Et puis, comme s’il n’y avait pas de hasard, dans ces amis, il y en a une, Patricia, kiné, ostéopathe, bouddhiste et prof de yoga. Depuis des années, elle insiste sur la nécessité pour moi de me mettre au yoga, mais uniquement si je le souhaite vraiment, entre autre pour traiter un problème récurrent d’épaule et de dos. J’y ai toujours été rétive, fort peu convaincue par le côté curatif voire préventif de ce type de pratique. Et, honnêtement, me faire rester une heure sur un tapis, quels que soient les mouvements à suivre, a toujours été simplement impensable. Et comme tous les dix ans, j’ai accepté de venir à une séance. Tout revenait au souffle, à la respiration ventrale, à l’expiration profonde.
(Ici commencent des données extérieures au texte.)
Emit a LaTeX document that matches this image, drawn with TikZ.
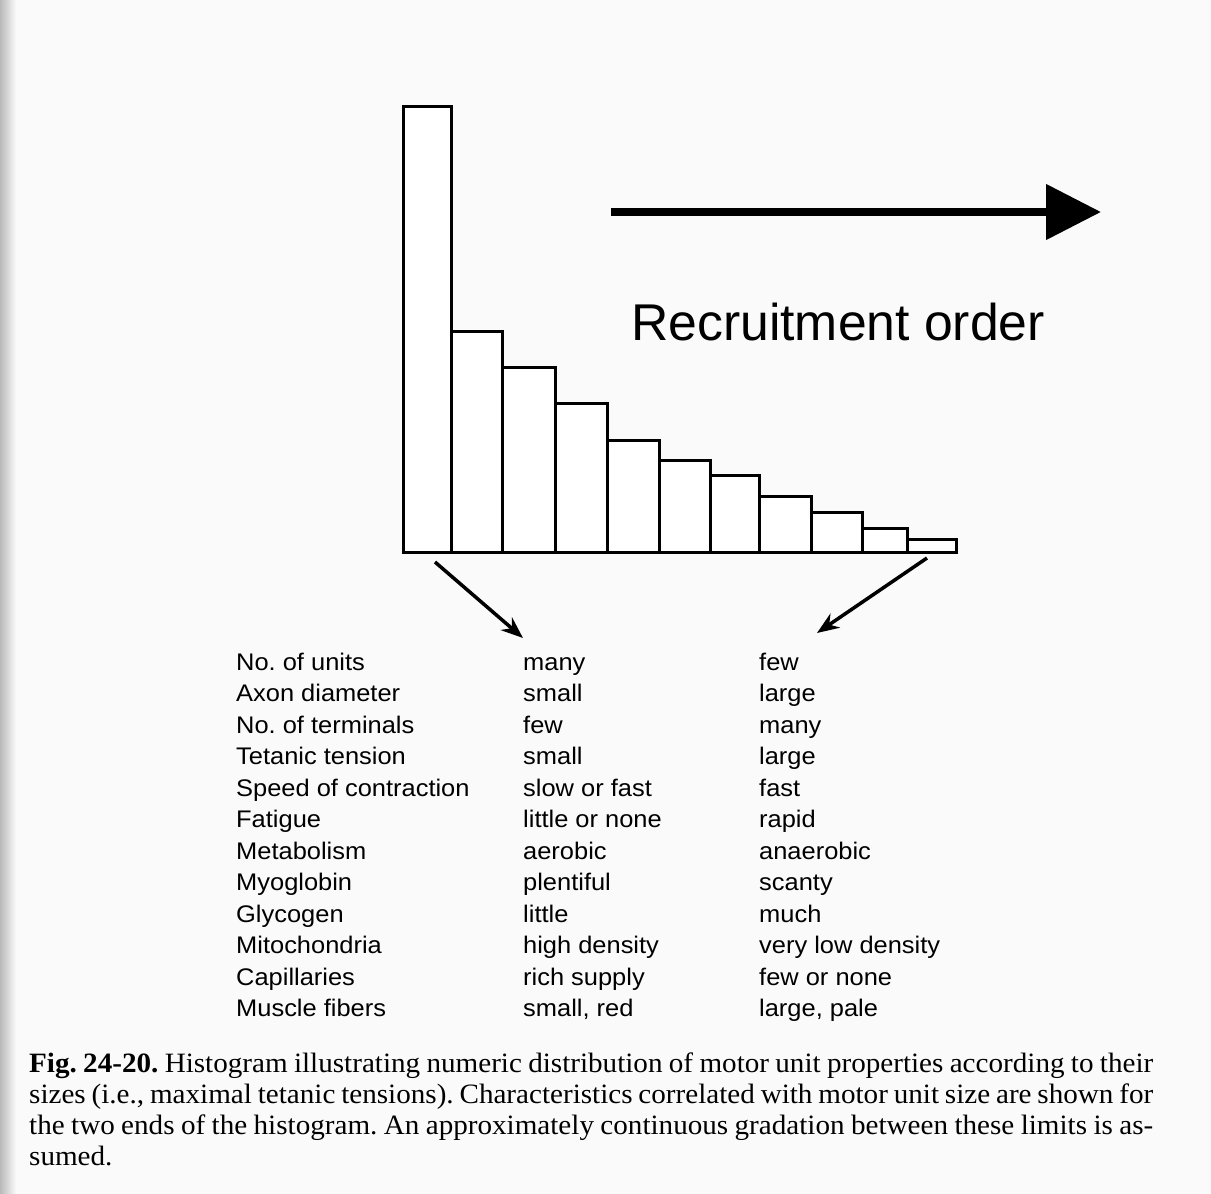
\documentclass[tikz,border=0pt]{standalone}
\usepackage{fontspec}
\setmainfont{Liberation Serif}[FakeStretch=1.04]
\newfontfamily\tblfam[FakeStretch=1.06]{Liberation Sans}
\newfontfamily\rofam{Liberation Sans}
\usetikzlibrary{arrows.meta}
\frenchspacing
\tikzset{
  bar/.style={draw, line width=3pt, fill=white, inner sep=0pt, outer sep=0pt, anchor=south west},
  pointer/.style={-{Stealth[length=22pt,width=17pt]}, line width=3.5pt},
  bigarrow/.style={-{Triangle[length=55pt,width=54pt]}, line width=8pt},
  prop/.style={anchor=base west, inner sep=0pt, font=\tblfam\fontsize{24}{28}\selectfont},
  capline/.style={anchor=base west, inner sep=0pt, font=\fontsize{28}{32}\selectfont},
  rolabel/.style={anchor=base west, inner sep=0pt, font=\rofam\fontsize{51.7}{60}\selectfont}
}
\begin{document}
\begin{tikzpicture}[x=1pt,y=-1pt]
  % page
  \fill[gray!4] (0,0) rectangle (1211,1194);
  \shade[left color=gray!55, right color=gray!4] (0,0) rectangle (16,1194);
  \useasboundingbox (0,0) rectangle (1211,1194);

  % histogram bars
  \foreach \i/\l/\r/\t in {1/403/451/106, 2/451/502/331, 3/502/555/367, 4/555/607/403,
                          5/607/659/440, 6/659/710/460, 7/710/759/475, 8/759/811/496,
                          9/811/862/512, 10/862/907/528, 11/907/956/539} {
    \node[bar, minimum width={(\r-\l)*1pt}, minimum height={(552-\t)*1pt}] (b\i) at (\l,552) {};
  }

  % recruitment order arrow
  \coordinate (rs) at (611,212);
  \coordinate (re) at (1101,212);
  \draw[bigarrow] (rs) -- (re);
  \node[rolabel] (ro) at (631,340) {Recruitment order};

  % property table
  \foreach \k/\a/\b/\c in {0/No. of units/many/few,
                           1/Axon diameter/small/large,
                           2/No. of terminals/few/many,
                           3/Tetanic tension/small/large,
                           4/Speed of contraction/slow or fast/fast,
                           5/Fatigue/little or none/rapid,
                           6/Metabolism/aerobic/anaerobic,
                           7/Myoglobin/plentiful/scanty,
                           8/Glycogen/little/much,
                           9/Mitochondria/high density/very low density,
                           10/Capillaries/rich supply/few or none,
                           11/Muscle fibers/{small, red}/{large, pale}} {
    \node[prop] (p\k) at (236,670+31.5*\k) {\a};
    \node[prop] (s\k) at (523,670+31.5*\k) {\b};
    \node[prop] (l\k) at (759,670+31.5*\k) {\c};
  }

  % pointers from the histogram ends to the columns
  \coordinate (la) at (435,562);
  \coordinate (lt) at (523,638);
  \coordinate (ra) at (927,558);
  \coordinate (rt) at (817,633);
  \draw[pointer] (la) -- (lt);
  \draw[pointer] (ra) -- (rt);

  % caption
  \node[capline] (c1) at (29,1072) {\makebox[1124pt][s]{\textbf{Fig. 24-20.} Histogram illustrating numeric distribution of motor unit properties according to their}};
  \node[capline] (c2) at (29,1103) {\makebox[1124pt][s]{sizes (i.e., maximal tetanic tensions). Characteristics correlated with motor unit size are shown for}};
  \node[capline] (c3) at (29,1134) {\makebox[1124pt][s]{the two ends of the histogram. An approximately continuous gradation between these limits is as-}};
  \node[capline] (c4) at (29,1165) {sumed.};
\end{tikzpicture}
\end{document}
L’un des éléments indispensables de l’apnée. Le lendemain, nous partions avec Shakespeare vers une petite île toute proche de Nosy Be, j’ai senti que c’était le moment, l’heure idéale du premier cours d’apnée. En cinq minutes, le cap’tain m’a donné trois petits trucs en plus qui n’ont peut-être pas changé ma vie, mais fait de l’heure qui a suivi les 60 minutes subaquatiques les plus douces, sereines, enthousiasmantes, drôles, réjouissantes et profondes que j’aie jamais expérimentées. Sophie-doc est tout de même intervenue à un moment en me rappelant qu’il était bien de faire des pauses de temps en temps avant de replonger. Seul le froid m’a fait remonter à bord, car l’eau d’une idyllique clarté regorgeait d’anémones de mer donc de poissons-clowns. La boucle est bouclée.
Je n’ai qu’une hâte : me remettre à l’eau. Il était temps!